What to work on
Each line that includes the word "image" counts once; give the total and nothing more.

## START Collected data

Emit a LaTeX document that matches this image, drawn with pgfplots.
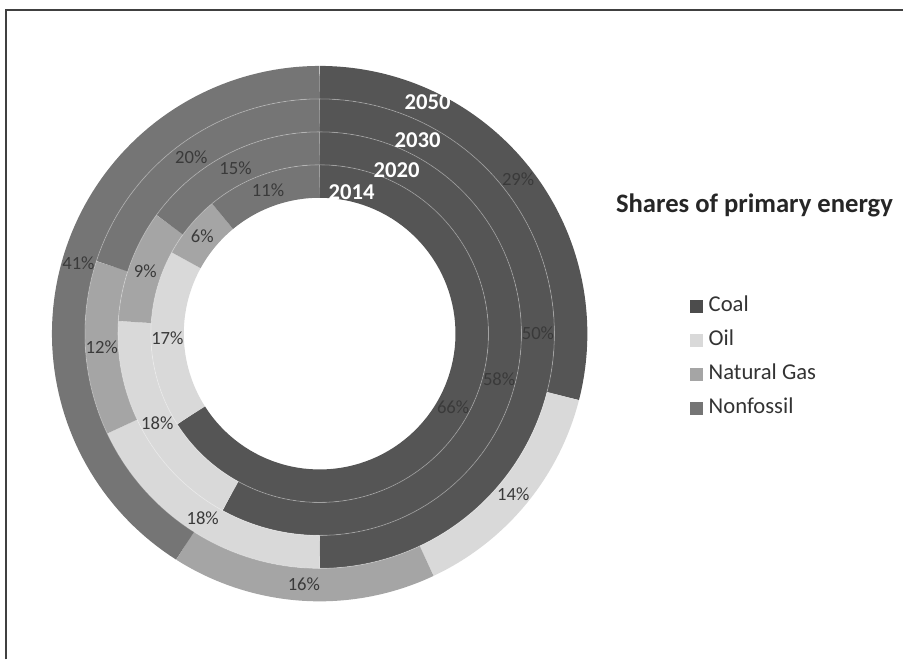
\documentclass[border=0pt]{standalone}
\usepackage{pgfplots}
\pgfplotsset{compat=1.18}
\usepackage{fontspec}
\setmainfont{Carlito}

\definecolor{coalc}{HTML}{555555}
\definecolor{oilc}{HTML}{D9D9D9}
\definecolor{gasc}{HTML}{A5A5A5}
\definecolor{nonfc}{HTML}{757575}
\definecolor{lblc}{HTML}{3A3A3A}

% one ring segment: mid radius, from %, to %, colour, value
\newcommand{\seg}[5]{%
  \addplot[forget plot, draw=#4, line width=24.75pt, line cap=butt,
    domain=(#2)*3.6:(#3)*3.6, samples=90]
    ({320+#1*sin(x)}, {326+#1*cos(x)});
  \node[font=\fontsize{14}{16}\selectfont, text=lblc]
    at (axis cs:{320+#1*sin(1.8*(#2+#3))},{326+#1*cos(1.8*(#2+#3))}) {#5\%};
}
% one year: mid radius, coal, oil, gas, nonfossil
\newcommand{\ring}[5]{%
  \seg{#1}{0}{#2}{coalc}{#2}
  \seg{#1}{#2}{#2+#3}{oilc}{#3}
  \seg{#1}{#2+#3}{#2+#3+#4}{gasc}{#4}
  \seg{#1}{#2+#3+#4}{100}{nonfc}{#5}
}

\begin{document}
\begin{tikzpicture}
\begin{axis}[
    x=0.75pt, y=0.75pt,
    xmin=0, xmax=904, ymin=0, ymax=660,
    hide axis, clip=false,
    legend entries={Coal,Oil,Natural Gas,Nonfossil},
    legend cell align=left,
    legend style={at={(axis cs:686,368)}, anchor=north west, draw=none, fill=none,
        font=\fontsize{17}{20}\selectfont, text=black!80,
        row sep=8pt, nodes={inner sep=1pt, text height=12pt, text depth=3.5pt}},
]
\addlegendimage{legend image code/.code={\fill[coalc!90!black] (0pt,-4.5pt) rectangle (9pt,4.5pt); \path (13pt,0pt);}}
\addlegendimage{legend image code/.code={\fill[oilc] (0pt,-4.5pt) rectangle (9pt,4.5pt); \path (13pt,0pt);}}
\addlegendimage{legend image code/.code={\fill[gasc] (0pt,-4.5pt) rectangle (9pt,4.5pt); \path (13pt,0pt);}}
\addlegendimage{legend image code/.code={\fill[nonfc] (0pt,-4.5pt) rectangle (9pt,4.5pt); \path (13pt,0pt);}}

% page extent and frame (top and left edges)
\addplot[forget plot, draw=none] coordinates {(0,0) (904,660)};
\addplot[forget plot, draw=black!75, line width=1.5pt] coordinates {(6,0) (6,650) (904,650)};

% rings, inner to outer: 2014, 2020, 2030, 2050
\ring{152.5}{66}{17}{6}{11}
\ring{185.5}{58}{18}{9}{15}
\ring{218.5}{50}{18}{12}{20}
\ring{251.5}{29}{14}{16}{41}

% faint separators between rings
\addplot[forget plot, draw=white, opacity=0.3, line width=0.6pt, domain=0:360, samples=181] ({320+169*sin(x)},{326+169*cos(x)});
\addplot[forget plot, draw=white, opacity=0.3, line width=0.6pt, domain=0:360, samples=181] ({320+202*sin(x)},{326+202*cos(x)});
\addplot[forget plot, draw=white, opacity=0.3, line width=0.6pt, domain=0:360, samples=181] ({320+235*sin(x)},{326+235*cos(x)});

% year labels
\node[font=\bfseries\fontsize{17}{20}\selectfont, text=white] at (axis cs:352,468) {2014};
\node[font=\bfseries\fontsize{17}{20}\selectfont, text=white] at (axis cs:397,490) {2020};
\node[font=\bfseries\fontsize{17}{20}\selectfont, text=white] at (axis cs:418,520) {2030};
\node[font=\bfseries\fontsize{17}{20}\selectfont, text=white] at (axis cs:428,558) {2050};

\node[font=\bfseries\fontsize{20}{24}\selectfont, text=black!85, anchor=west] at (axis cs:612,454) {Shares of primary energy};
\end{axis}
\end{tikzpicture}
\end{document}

## END Collected data

Complete answer
5